Jimmy meets up with a friendly Hindu driving a colorful van offering ice cream and curry. Jimmy manages to offend this fellow by putting down his religion as being ridiculous. He knows this because of what his mom told him. The van crashes into a cow – sacred of course to the Hindu faith. And we get a lot of laughs from the Hindu weeping and wailing and trying to mourn as trucks and cars race over the dead beast, gradually reducing the remains to hamburger.
Next around to be used for comic effect, we get a group, unabashedly described in the film and the press kit as "circus sideshow freaks" – Chicken Man, Lil' Zip, Rubber Woman, Flipper Boy, Human Sasquatch and Dr. Phreak. Interwoven into the plot we get the cult group in a meeting with their leader – romance-novel cover boy Fabio, who announces the Messiah will appear as a being in a bubble. Off dash the cultists to catch up with Jimmy.

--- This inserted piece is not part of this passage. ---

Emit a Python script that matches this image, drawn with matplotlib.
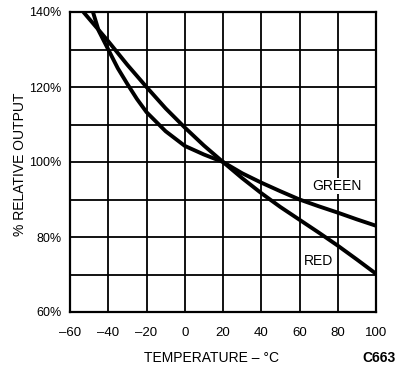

Before Jimmy makes it to Niagara Falls, we get him involved in mud wrestling – bubble and all – with two husky nearly naked blondes overseen by a Chinese man shouting in a heavy accent, which Jimmy starts mimicking, shouting back, as if everyone in the audience is supposed to find this wonderfully funny. And they laughed. They laughed.
Now there is one man out there, Fred Modell, running the Jeffrey Modell Foundation (named for his son who died of the disorder made mock of in the film – Primary Immunodeficiency) who has protested to a Disney studio executive prior to its release, asking whether the Disney Company would help increase awareness of the disease and wanted to know if possibly the company might even add a coda about the syndrome in the end credits.
At first apparently, the executive agreed to work with him, only to tell him weeks later that Modell was on his own. The executive wouldn't comment, but a Disney source says, "We did investigate (possibilities), but when it came down to who the movie is marketed towards, it didn't make sense. (Teenagers) aren't going to read the credits or click onto their website."
Right. And how about teenagers getting the idea that it's real cool to make fun of Catholics, Jews, Hindus and, heaven help us, "freaks?" In 1932, Will Hays banned the Tod Browning film "Freaks," set in a circus with actual sideshow performers in the cast resembling those in "Bubble Boy." Because of the ban, it was not shown in the States for 30 years.